A New Orleans Gulf human rights defender has expressed outrage about the Times Picayune's February 20 article and statements made by Environmental Protection Agency (EPA) assistant director Paul Anastas, boasting about Corexit dispersant used throughout the ongoing Gulf Operation as he left the position Friday. President Obama's appointed EPA administrator, Lisa Jackson says Anastas has held the most important job in the agency after that of hers.
"The article is about Paul Anastas, now leaving the EPA, and apparently the man that made the decision to allow BP to apply millions of gallons of Corexit on the oil spewing from the destroyed Macondo well. The dots aren’t connected," said a New Orleans-based Gulf human rights defender, Elizabeth Cook in an email to this writer Wednesday afternoon.
"As he prepared to depart Washington to return to Yale University, where he directs the Center for Green Chemistry and Green Engineering -- his last day on the job was Friday -- Anastas was upbeat about EPA's mission and accomplishments," reported the Picayune.
Gulf Operation Mission Accomplished
Anastas, the "Father of Green Chemistry," is the man who, as EPA's science adviser and assistant administrator for research and development, decided to apply millions of gallons of the lethal dispersant Corexit on oil spewing from the destroyed Macondo well volcano.

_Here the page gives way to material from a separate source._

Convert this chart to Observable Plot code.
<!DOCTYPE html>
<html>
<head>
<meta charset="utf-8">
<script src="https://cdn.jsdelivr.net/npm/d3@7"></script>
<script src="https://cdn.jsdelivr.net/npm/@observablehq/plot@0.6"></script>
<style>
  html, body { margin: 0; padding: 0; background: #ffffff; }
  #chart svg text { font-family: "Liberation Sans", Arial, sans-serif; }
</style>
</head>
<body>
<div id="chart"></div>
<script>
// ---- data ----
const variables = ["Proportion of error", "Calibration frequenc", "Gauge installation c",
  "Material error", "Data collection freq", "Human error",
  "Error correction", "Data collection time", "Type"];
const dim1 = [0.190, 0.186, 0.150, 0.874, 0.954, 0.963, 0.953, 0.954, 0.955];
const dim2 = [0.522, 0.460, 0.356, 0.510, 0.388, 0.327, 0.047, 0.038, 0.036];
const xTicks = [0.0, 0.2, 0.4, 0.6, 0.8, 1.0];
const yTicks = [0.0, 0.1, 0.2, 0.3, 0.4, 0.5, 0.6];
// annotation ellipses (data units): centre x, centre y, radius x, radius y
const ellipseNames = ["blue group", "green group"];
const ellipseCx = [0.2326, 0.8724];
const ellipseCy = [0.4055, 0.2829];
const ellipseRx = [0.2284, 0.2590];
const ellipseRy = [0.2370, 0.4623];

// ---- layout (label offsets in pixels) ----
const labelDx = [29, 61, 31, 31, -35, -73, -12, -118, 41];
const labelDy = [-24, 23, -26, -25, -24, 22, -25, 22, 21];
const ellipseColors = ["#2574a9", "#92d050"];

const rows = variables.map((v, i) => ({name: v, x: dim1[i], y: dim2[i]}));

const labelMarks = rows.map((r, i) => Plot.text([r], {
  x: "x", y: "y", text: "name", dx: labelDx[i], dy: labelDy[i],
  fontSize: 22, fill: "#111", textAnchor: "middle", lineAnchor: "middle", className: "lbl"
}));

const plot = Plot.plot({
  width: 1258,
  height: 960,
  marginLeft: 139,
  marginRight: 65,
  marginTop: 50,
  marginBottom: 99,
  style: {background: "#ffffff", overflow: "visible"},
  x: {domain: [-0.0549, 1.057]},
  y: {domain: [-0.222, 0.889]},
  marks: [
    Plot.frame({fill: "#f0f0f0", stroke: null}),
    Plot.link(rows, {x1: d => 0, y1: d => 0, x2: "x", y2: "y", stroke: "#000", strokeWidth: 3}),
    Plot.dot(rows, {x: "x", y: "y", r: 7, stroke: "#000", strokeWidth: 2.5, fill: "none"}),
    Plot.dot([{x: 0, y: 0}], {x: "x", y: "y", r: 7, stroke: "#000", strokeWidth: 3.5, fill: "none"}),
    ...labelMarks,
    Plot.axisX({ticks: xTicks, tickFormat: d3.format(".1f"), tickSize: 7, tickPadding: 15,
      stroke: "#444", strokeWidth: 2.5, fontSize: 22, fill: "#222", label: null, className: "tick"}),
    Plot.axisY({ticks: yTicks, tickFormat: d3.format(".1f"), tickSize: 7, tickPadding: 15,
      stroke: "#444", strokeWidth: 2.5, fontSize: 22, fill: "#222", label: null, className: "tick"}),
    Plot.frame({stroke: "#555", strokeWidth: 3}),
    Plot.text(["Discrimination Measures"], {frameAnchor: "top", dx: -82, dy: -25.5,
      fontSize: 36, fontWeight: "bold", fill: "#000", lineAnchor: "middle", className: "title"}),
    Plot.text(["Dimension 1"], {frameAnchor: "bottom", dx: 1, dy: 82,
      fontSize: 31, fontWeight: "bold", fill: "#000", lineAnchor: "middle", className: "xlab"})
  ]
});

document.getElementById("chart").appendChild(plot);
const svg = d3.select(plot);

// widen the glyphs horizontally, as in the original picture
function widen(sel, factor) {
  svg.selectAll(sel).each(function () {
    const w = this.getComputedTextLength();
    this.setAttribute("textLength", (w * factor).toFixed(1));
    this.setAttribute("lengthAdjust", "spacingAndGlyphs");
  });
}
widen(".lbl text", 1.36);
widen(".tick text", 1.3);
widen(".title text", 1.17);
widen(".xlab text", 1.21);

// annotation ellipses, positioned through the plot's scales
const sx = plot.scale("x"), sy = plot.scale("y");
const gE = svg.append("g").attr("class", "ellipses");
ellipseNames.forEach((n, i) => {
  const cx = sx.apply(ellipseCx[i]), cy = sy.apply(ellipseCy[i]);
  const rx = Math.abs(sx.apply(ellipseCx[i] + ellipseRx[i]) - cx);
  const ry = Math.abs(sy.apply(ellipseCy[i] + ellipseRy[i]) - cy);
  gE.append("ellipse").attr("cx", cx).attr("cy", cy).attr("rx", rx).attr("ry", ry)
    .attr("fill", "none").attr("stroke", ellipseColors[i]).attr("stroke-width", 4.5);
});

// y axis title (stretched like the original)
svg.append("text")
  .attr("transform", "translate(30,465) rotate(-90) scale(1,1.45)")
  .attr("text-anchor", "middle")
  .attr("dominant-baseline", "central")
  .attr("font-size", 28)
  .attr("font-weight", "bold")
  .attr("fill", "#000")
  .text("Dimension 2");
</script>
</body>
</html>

The dots aren’t connected in the article, according to Cook, because no mention was made of: thousands of people already ill from the dispersed oil (up to eleven times more lethal than crude alone); fishermen who worked for and were made ill by BP (some seriously ill from chemical poisoning); unlucky residents living close enough to the water to suffer chronic exposure to dispersed oil who once lived in Sportsman’s Paradise; Dr. Mike Robichaux and other professionals who’ve devoted their time and energy to documenting illnesses (and deaths) and creating a detox program for those “all but ignored by their state and federal government," as Dupré discussed with radio talk show host Vinny Eastwood today. (See Youtube video on page left, "The Gulf Of Mexico Corexit Cover-up! Deborah Dupre and Vinny Eastwood coming soon!")

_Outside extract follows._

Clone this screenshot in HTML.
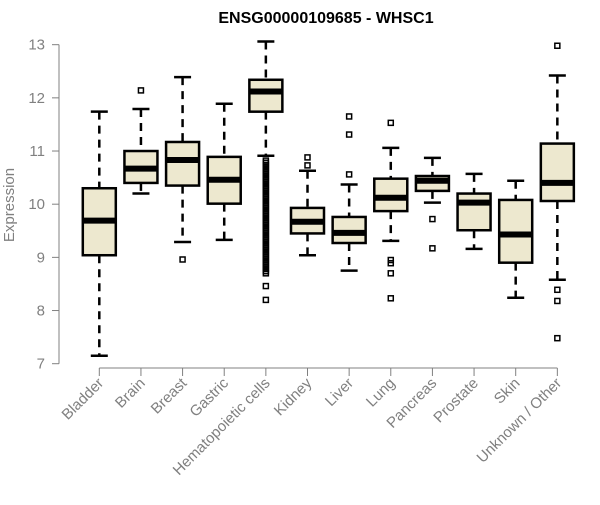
<!DOCTYPE html>
<html><head><meta charset="utf-8"><style>
body{margin:0;background:#fff}
svg text{font-family:"Liberation Sans",Arial,sans-serif}
</style></head><body>
<svg id="chart" width="600" height="500" viewBox="0 0 600 500" xmlns="http://www.w3.org/2000/svg">
<text x="326" y="23" text-anchor="middle" font-size="16" font-weight="bold" fill="#000">ENSG00000109685 - WHSC1</text>
<text transform="translate(14,205) rotate(-90)" text-anchor="middle" font-size="15" fill="#808080">Expression</text>
<g id="axes"></g>
<g id="boxes"></g>
</svg>
<script>
const categories=["Bladder","Brain","Breast","Gastric","Hematopoietic cells","Kidney","Liver","Lung","Pancreas","Prostate","Skin","Unknown / Other"];
const lowWhisker=[7.15,10.20,9.29,9.33,10.91,9.04,8.75,9.31,10.03,9.16,8.24,8.58];
const q1=[9.04,10.40,10.35,10.01,11.74,9.45,9.27,9.87,10.25,9.51,8.90,10.06];
const median=[9.69,10.67,10.83,10.46,12.12,9.67,9.46,10.12,10.44,10.03,9.43,10.40];
const q3=[10.30,11.00,11.17,10.89,12.34,9.93,9.76,10.48,10.53,10.20,10.08,11.14];
const highWhisker=[11.74,11.79,12.39,11.89,13.06,10.63,10.37,11.06,10.87,10.57,10.44,12.42];
const outliers=[[],[12.14],[8.96],[],
[10.82,10.78,10.74,10.70,10.66,10.62,10.58,10.54,10.50,10.46,10.42,10.38,10.34,10.30,10.26,10.22,10.18,10.14,10.10,10.06,10.02,9.98,9.94,9.90,9.86,9.82,9.78,9.74,9.70,9.66,9.62,9.58,9.54,9.50,9.46,9.42,9.38,9.34,9.30,9.26,9.22,9.18,9.14,9.10,9.06,9.02,8.98,8.94,8.90,8.86,8.82,8.78,8.74,8.70,8.46,8.20],
[10.88,10.73],[11.65,11.31,10.56],[11.53,8.95,8.89,8.70,8.23],[9.72,9.17],[],[],[12.98,8.39,8.18,7.48]];
const yTicks=[7,8,9,10,11,12,13];

const NS="http://www.w3.org/2000/svg";
const y=v=>363.7-(v-7)*53.17;
const x=i=>99.3+i*41.64;
const axes=document.getElementById('axes'),boxes=document.getElementById('boxes');
function mk(tag,attrs,parent){const e=document.createElementNS(NS,tag);for(const k in attrs)e.setAttribute(k,attrs[k]);parent.appendChild(e);return e;}
const gray="#808080";
let ya=mk('line',{x1:59,x2:59,y1:y(7),y2:y(13),stroke:gray,'stroke-width':1},axes);


yTicks.forEach(t=>{
  let l=mk('line',{x1:52,x2:59,y1:y(t),y2:y(t),stroke:gray},axes);
  
  
  let tx=mk('text',{x:45,y:y(t)+5,'text-anchor':'end','font-size':15,fill:gray},axes);
  tx.textContent=t;
  
  
});
let xa=mk('line',{x1:x(0),x2:x(categories.length-1),y1:368,y2:368,stroke:gray},axes);


categories.forEach((c,i)=>{
  let l=mk('line',{x1:x(i),x2:x(i),y1:368,y2:376,stroke:gray},axes);
  
  
  let tx=mk('text',{transform:`translate(${x(i)+5},${384}) rotate(-45)`,'text-anchor':'end','font-size':15,fill:gray},axes);
  tx.textContent=c;
  
  
});
categories.forEach((c,i)=>{
  const cx=x(i),hw=16.5,cap=8.5;
  const g=mk('g',{},boxes);
  
  
  mk('line',{x1:cx,x2:cx,y1:y(highWhisker[i]),y2:y(q3[i]),stroke:'#000','stroke-width':2.5,'stroke-dasharray':'8,6'},g);
  mk('line',{x1:cx,x2:cx,y1:y(q1[i]),y2:y(lowWhisker[i]),stroke:'#000','stroke-width':2.5,'stroke-dasharray':'8,6'},g);
  mk('line',{x1:cx-cap,x2:cx+cap,y1:y(highWhisker[i]),y2:y(highWhisker[i]),stroke:'#000','stroke-width':2.5},g);
  mk('line',{x1:cx-cap,x2:cx+cap,y1:y(lowWhisker[i]),y2:y(lowWhisker[i]),stroke:'#000','stroke-width':2.5},g);
  mk('rect',{x:cx-hw,y:y(q3[i]),width:2*hw,height:y(q1[i])-y(q3[i]),fill:'#ede8cf',stroke:'#000','stroke-width':2.5},g);
  mk('line',{x1:cx-hw,x2:cx+hw,y1:y(median[i]),y2:y(median[i]),stroke:'#000','stroke-width':6},g);
  outliers[i].forEach(v=>{
    const r=mk('rect',{x:cx-2.5,y:y(v)-2.5,width:5,height:5,fill:'none',stroke:'#000','stroke-width':1.5},g);
    
    
  });
});
</script>
</body></html>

"Does the Gulf today look like 11 Exxon Valdezes crashed into the Gulf? I would suggest the answer is no -- and there's a reason why that answer's no… "Some things were done right… All of the tremendous suffering that people went through, the Gulf today is far, far better than it would have been without an effective response -- EPA, Coast Guard, all the many agencies with people on the ground, the cities, the states, the groups that mobilized. The EPA was only one piece of a really important mobilization. I must say, I think EPA was a very, very important piece…

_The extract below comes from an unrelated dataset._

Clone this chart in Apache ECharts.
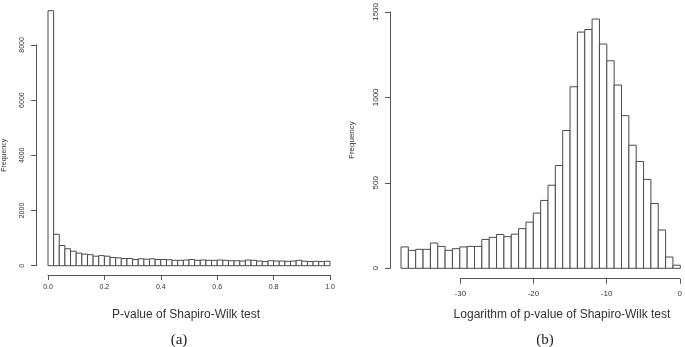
<!DOCTYPE html>
<html>
<head>
<meta charset="utf-8">
<script src="https://cdn.jsdelivr.net/npm/echarts@6/dist/echarts.min.js"></script>
<style>
  html, body { margin: 0; padding: 0; background: #fff; }
  #chart { width: 685px; height: 347px; }
</style>
</head>
<body>
<div id="chart"></div>
<script>
// (a) p-values, 50 bins of width 0.02 from 0 to 1
const pBinStart = 0;
const pBinWidth = 0.02;
const pCounts = [
  9240, 1140, 730, 615, 525, 455, 420, 400, 345, 365,
  345, 295, 285, 260, 260, 225, 250, 235, 250, 225,
  225, 215, 195, 195, 205, 225, 195, 205, 195, 195,
  205, 195, 180, 180, 170, 205, 195, 170, 150, 180,
  170, 170, 160, 170, 195, 165, 150, 160, 150, 160
];
const pTicks = [0, 0.2, 0.4, 0.6, 0.8, 1.0];

// (b) log p-values, 38 bins of width 1 from -38 to 0
const logBinStart = -38;
const logBinWidth = 1;
const logCounts = [
  125, 105, 111, 111, 148, 128, 105, 115, 125, 128,
  128, 169, 181, 198, 185, 200, 232, 270, 323, 397,
  486, 601, 806, 1062, 1382, 1397, 1458, 1312, 1214, 1072,
  893, 720, 625, 520, 379, 224, 66, 18
];
const logTicks = [-30, -20, -10, 0];

const AXIS_COLOR = '#555';
const TEXT_COLOR = '#333';
const FONT = 'Liberation Sans';

function toBins(start, width, counts) {
  return counts.map((c, i) => [start + i * width, start + (i + 1) * width, c]);
}

function renderBar(params, api) {
  const p0 = api.coord([api.value(0), 0]);
  const p1 = api.coord([api.value(1), api.value(2)]);
  return {
    type: 'rect',
    shape: { x: p0[0], y: p1[1], width: p1[0] - p0[0], height: p0[1] - p1[1] },
    style: { fill: '#fff', stroke: '#4a4a4a', lineWidth: 1 },
  };
}

function axisStyle(fontSize, margin) {
  return {
    axisLine: { show: true, onZero: false, lineStyle: { color: AXIS_COLOR, width: 1 } },
    axisTick: { show: true, length: 5, lineStyle: { color: AXIS_COLOR } },
    splitLine: { show: false },
    axisLabel: {
      color: TEXT_COLOR, fontSize: fontSize, fontFamily: FONT, margin: margin,
      formatter: (v) => String(v),
    },
  };
}

const chart = echarts.init(document.getElementById('chart'));

const option = {
  animation: false,
  backgroundColor: '#fff',
  title: [
    { text: 'P-value of Shapiro-Wilk test', left: 181, top: 304, textAlign: 'center',
      textStyle: { fontSize: 12, fontWeight: 'normal', color: TEXT_COLOR, fontFamily: FONT } },
    { text: 'Logarithm of p-value of Shapiro-Wilk test', left: 557, top: 304, textAlign: 'center',
      textStyle: { fontSize: 12, fontWeight: 'normal', color: TEXT_COLOR, fontFamily: FONT } },
    { text: '(a)', left: 174, top: 328, textAlign: 'center',
      textStyle: { fontSize: 15, fontWeight: 'normal', color: '#222', fontFamily: 'Liberation Serif' } },
    { text: '(b)', left: 540, top: 328, textAlign: 'center',
      textStyle: { fontSize: 15, fontWeight: 'normal', color: '#222', fontFamily: 'Liberation Serif' } },
  ],
  grid: [
    { left: 46.3, top: 44.9, width: 283.7, height: 220.8 },
    { left: 401, top: 10.7, width: 279.3, height: 257.6 },
    { left: 460.3, top: 10.7, width: 220, height: 257.6 },
  ],
  xAxis: [
    Object.assign(axisStyle(7, 9), {
      gridIndex: 0, type: 'value', min: pTicks[0], max: pTicks[pTicks.length - 1],
      interval: 0.2, offset: 9.3,
    }),
    { gridIndex: 1, type: 'value', min: logBinStart, max: 0, show: false },
    Object.assign(axisStyle(8, 11), {
      gridIndex: 2, type: 'value', min: logTicks[0], max: logTicks[logTicks.length - 1],
      interval: 10, offset: 10.4,
    }),
  ],
  yAxis: [
    Object.assign(axisStyle(7, 10), {
      gridIndex: 0, type: 'value', min: 0, max: 8000, interval: 2000, offset: 12,
      name: 'Frequency', nameLocation: 'middle', nameGap: 28,
      nameTextStyle: { fontSize: 7, color: TEXT_COLOR, fontFamily: FONT },
    }),
    Object.assign(axisStyle(8, 10), {
      gridIndex: 1, type: 'value', min: 0, max: 1500, interval: 500, offset: 11,
      name: 'Frequency', nameLocation: 'middle', nameGap: 34,
      nameTextStyle: { fontSize: 8, color: TEXT_COLOR, fontFamily: FONT },
    }),
    { gridIndex: 2, type: 'value', min: 0, max: 1, show: false },
  ],
  series: [
    {
      type: 'custom', xAxisIndex: 0, yAxisIndex: 0, clip: false,
      renderItem: renderBar, encode: { x: [0, 1], y: 2 },
      data: toBins(pBinStart, pBinWidth, pCounts),
    },
    {
      type: 'custom', xAxisIndex: 1, yAxisIndex: 1, clip: false,
      renderItem: renderBar, encode: { x: [0, 1], y: 2 },
      data: toBins(logBinStart, logBinWidth, logCounts),
    },
  ],
};

// y labels read upwards like the original plots
option.yAxis[0].axisLabel.rotate = 90;
option.yAxis[1].axisLabel.rotate = 90;
option.xAxis[0].axisLabel.formatter = (v) => v.toFixed(1);

chart.setOption(option);
</script>
</body>
</html>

“And, while testing will go on for some time, what the science is telling us, what the data is telling us is that we don't see a long-term persistence of the dispersants. The analysis is, just as was projected, that it would be degraded and broken down into harmless pieces over time."
There are few people who can claim direct knowledge of the ocean floor, at least before the invention of the spill-cam, last year’s strangely compulsive live feed of the oil billowing out of BP‘s blown-out well in the Gulf of Mexico. But for Samantha Joye it was familiar terrain. The intersection of oil, gas and marine life in the Mississippi Canyon has preoccupied the University of Georgia scientist for years. So one year after an explosion on the Deepwater Horizon offshore drilling rig, about 40 miles off the coast of Louisiana, killed 11 men and disgorged more than 4m barrels of crude, Joye could be forgiven for denying the official version of the BP oil disaster that life is returning to normal in the Gulf.
“But there is another dimension to the BP spill's aftermath. Cherri Foytlin, founder of a southern Louisiana grassroots group called ‘Bridge the Gulf,’ told a recent Washington rally that ‘dead animals wash up on our coast every day; oil washes up on land every day. People are getting sick every day’." (Emphasis added)
"Record dolphin mortality and fish deformities, including damage to the gills, continue to be documented in the Gulf. Researchers at Louisiana State University have detected long term adverse impacts on marine life's reproductive capacity.
"Since the spill, many once perfectly healthy individuals -- especially kids -- in coastal areas have been reported pulmonary issues, respiratory problems, seizures, skin and eye ailments, and a host of other maladies linked to prolonged exposure to BP oil residues' toxic chemicals. One southern Louisiana school has had to keep a closet full of nebulizers at the ready to help pupils in respiratory distress breathe.